A negociação foi intermediada pela empresa Itkan, representada por três executivos, um deles Fares Mohamed Mana'a, que, desde 2010, consta na lista da ONU como um dos maiores traficantes internacionais de armas.
O primeiro carregamento de pistolas e revólveres chegou ao Djibuti em 2014 e, segundo a investigação, teria sido desviado para o Iêmen. A Taurus afirma que a venda foi aprovada pelo Ministério da Defesa brasileiro e pelo Itamaraty e que o Djibuti não está sob embargo da ONU. Dois ex-executivos da Taurus foram denunciados pelo MPF por venda ilegal de armas. O processo está concentrado em Eduardo Pezzuol (ex-gerente de exportação) e Leonardo Sperry (ex-supervisor de exportação), que comandaram as negociações. "(Os executivos) se valeram de fraude para simular o destino real do armamento, bem como para ocultar o envolvimento do também denunciado Fares Mana'a, uma vez que se tratava de país sob embargo internacional e pessoa sancionada pelas Nações Unidas", aponta a denúncia, que está em segredo de Justiça e cujo teor foi divulgado com exclusividade na semana passada pela agência de notícias Reuters.
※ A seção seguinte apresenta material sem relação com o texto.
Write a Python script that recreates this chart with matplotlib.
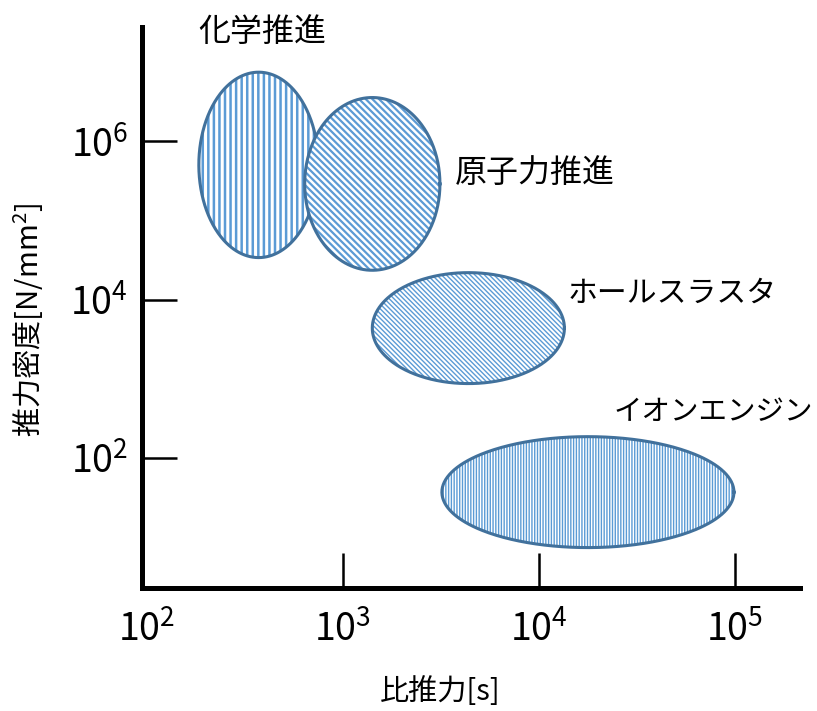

Num primeiro momento, a reportagem afirmou incorretamente que a Taurus também estava denunciada, mas, em seguida, a Reuters corrigiu a informação.
O segundo lote da venda, composto por 3 mil armas, deveria ter chegado ao Djibuti em 2015, mas foi interceptado pela Taurus quando já estava embarcado em um navio e desviado para a Arábia Saudita, onde está armazenado à espera do desfecho da investigação policial. No início de 2016, a empresa cancelou todos os negócios com o país. A venda de pistolas e revólveres para o Djibuti gerou uma receita de US$ 2 milhões, o equivalente a 0,5% do mercado anual da Taurus no exterior.
Por conta do negócio que está sob investigação, o Rio Grande do Sul recebeu por alguns dias, em 2015, a visita do traficante de armas Mana'a. Na condição de executivo, ele visitou a fábrica da Taurus em São Leopoldo e teve despesas de hospedagem pagas pela Taurus. A empresa afirma que, como é de praxe em casos de visitantes estrangeiros, procurou facilitar a entrada dele no Brasil junto ao Itamaraty.
A Taurus reconhece a sensibilidade de negociar armas com países da região conhecida como Chifre da África, envolvida em guerras e com presença de organizações terroristas, como a rede Al-Qaeda. Mesmo assim, não buscou, à época, informações detalhadas sobre o perfil dos clientes, especialmente Mana'a. Esse processo, segundo os executivos, foi revisto e maiores controles foram implantados.
Fares Mohammed Mana'a lidera rebeldes huthis na região de Sadah, no Iêmen. Mas seus negócios vão além das fronteiras do país _ suas armas, compradas no mercado ilegal, abastecem inclusive o grupo Al-Shabah, braço da rede terrorista Al-Qaeda na Somália.